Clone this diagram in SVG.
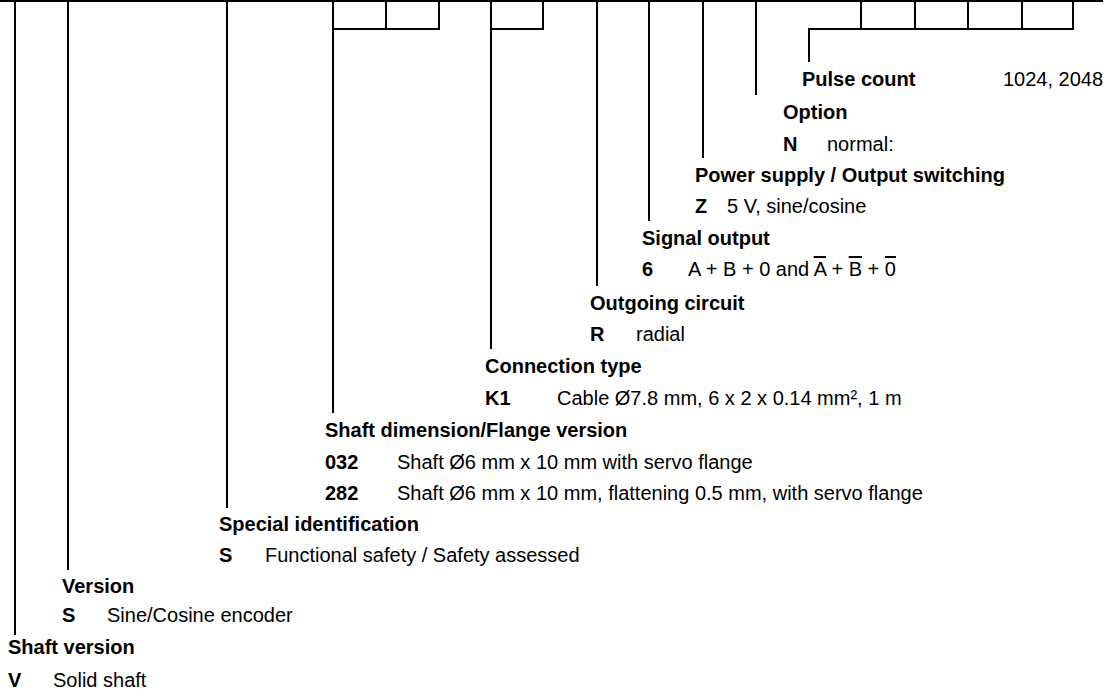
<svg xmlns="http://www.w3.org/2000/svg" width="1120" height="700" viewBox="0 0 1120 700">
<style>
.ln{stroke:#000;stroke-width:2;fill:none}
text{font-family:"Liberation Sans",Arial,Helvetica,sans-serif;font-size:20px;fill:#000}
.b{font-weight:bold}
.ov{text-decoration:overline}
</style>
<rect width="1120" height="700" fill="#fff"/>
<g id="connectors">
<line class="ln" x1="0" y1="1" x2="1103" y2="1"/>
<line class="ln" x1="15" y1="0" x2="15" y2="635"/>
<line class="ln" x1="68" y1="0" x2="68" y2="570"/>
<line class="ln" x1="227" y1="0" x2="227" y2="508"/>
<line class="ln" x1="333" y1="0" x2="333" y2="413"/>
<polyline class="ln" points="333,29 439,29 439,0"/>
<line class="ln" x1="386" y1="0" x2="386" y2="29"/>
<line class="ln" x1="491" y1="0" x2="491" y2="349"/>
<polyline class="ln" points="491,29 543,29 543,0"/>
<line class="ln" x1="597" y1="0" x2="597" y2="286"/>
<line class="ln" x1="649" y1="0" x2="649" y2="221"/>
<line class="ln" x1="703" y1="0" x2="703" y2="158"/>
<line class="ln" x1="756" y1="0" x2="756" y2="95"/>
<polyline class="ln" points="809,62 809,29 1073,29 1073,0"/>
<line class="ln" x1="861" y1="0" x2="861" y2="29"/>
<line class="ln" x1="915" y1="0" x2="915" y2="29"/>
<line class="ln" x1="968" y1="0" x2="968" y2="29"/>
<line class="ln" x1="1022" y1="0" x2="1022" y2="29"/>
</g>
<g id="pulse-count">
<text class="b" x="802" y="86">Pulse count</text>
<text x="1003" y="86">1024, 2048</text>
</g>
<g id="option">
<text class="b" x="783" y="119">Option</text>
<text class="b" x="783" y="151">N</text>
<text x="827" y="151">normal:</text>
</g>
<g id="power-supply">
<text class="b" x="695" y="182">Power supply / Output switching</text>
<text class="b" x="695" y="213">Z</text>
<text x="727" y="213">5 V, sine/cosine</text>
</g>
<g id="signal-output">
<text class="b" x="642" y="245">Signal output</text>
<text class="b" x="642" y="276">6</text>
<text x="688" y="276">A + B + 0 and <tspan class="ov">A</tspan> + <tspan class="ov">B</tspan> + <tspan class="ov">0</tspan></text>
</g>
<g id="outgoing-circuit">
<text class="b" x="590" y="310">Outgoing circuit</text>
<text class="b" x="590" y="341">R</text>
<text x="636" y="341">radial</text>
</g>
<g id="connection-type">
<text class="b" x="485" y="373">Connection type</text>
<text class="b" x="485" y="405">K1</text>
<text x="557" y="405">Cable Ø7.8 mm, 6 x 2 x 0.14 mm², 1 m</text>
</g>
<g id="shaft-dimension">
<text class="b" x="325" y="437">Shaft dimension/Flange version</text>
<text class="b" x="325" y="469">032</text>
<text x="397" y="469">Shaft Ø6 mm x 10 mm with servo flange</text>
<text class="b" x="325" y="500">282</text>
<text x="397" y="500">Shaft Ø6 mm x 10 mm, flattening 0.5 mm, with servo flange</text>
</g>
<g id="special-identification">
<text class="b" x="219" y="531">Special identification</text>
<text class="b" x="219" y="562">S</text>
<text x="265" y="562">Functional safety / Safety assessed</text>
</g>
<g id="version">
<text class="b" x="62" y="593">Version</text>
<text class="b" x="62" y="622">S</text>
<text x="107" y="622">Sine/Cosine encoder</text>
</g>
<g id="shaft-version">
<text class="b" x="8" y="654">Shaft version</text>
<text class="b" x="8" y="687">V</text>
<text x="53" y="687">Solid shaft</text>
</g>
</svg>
::::::
__Your objective__: From the data above, write out everything exactly except the pictures.

__Response__:
Clone this diagram in SVG.
<svg xmlns="http://www.w3.org/2000/svg" width="1120" height="700" viewBox="0 0 1120 700">
<style>
.ln{stroke:#000;stroke-width:2;fill:none}
text{font-family:"Liberation Sans",Arial,Helvetica,sans-serif;font-size:20px;fill:#000}
.b{font-weight:bold}
.ov{text-decoration:overline}
</style>
<rect width="1120" height="700" fill="#fff"/>
<g id="connectors">
<line class="ln" x1="0" y1="1" x2="1103" y2="1"/>
<line class="ln" x1="15" y1="0" x2="15" y2="635"/>
<line class="ln" x1="68" y1="0" x2="68" y2="570"/>
<line class="ln" x1="227" y1="0" x2="227" y2="508"/>
<line class="ln" x1="333" y1="0" x2="333" y2="413"/>
<polyline class="ln" points="333,29 439,29 439,0"/>
<line class="ln" x1="386" y1="0" x2="386" y2="29"/>
<line class="ln" x1="491" y1="0" x2="491" y2="349"/>
<polyline class="ln" points="491,29 543,29 543,0"/>
<line class="ln" x1="597" y1="0" x2="597" y2="286"/>
<line class="ln" x1="649" y1="0" x2="649" y2="221"/>
<line class="ln" x1="703" y1="0" x2="703" y2="158"/>
<line class="ln" x1="756" y1="0" x2="756" y2="95"/>
<polyline class="ln" points="809,62 809,29 1073,29 1073,0"/>
<line class="ln" x1="861" y1="0" x2="861" y2="29"/>
<line class="ln" x1="915" y1="0" x2="915" y2="29"/>
<line class="ln" x1="968" y1="0" x2="968" y2="29"/>
<line class="ln" x1="1022" y1="0" x2="1022" y2="29"/>
</g>
<g id="pulse-count">
<text class="b" x="802" y="86">Pulse count</text>
<text x="1003" y="86">1024, 2048</text>
</g>
<g id="option">
<text class="b" x="783" y="119">Option</text>
<text class="b" x="783" y="151">N</text>
<text x="827" y="151">normal:</text>
</g>
<g id="power-supply">
<text class="b" x="695" y="182">Power supply / Output switching</text>
<text class="b" x="695" y="213">Z</text>
<text x="727" y="213">5 V, sine/cosine</text>
</g>
<g id="signal-output">
<text class="b" x="642" y="245">Signal output</text>
<text class="b" x="642" y="276">6</text>
<text x="688" y="276">A + B + 0 and <tspan class="ov">A</tspan> + <tspan class="ov">B</tspan> + <tspan class="ov">0</tspan></text>
</g>
<g id="outgoing-circuit">
<text class="b" x="590" y="310">Outgoing circuit</text>
<text class="b" x="590" y="341">R</text>
<text x="636" y="341">radial</text>
</g>
<g id="connection-type">
<text class="b" x="485" y="373">Connection type</text>
<text class="b" x="485" y="405">K1</text>
<text x="557" y="405">Cable Ø7.8 mm, 6 x 2 x 0.14 mm², 1 m</text>
</g>
<g id="shaft-dimension">
<text class="b" x="325" y="437">Shaft dimension/Flange version</text>
<text class="b" x="325" y="469">032</text>
<text x="397" y="469">Shaft Ø6 mm x 10 mm with servo flange</text>
<text class="b" x="325" y="500">282</text>
<text x="397" y="500">Shaft Ø6 mm x 10 mm, flattening 0.5 mm, with servo flange</text>
</g>
<g id="special-identification">
<text class="b" x="219" y="531">Special identification</text>
<text class="b" x="219" y="562">S</text>
<text x="265" y="562">Functional safety / Safety assessed</text>
</g>
<g id="version">
<text class="b" x="62" y="593">Version</text>
<text class="b" x="62" y="622">S</text>
<text x="107" y="622">Sine/Cosine encoder</text>
</g>
<g id="shaft-version">
<text class="b" x="8" y="654">Shaft version</text>
<text class="b" x="8" y="687">V</text>
<text x="53" y="687">Solid shaft</text>
</g>
</svg>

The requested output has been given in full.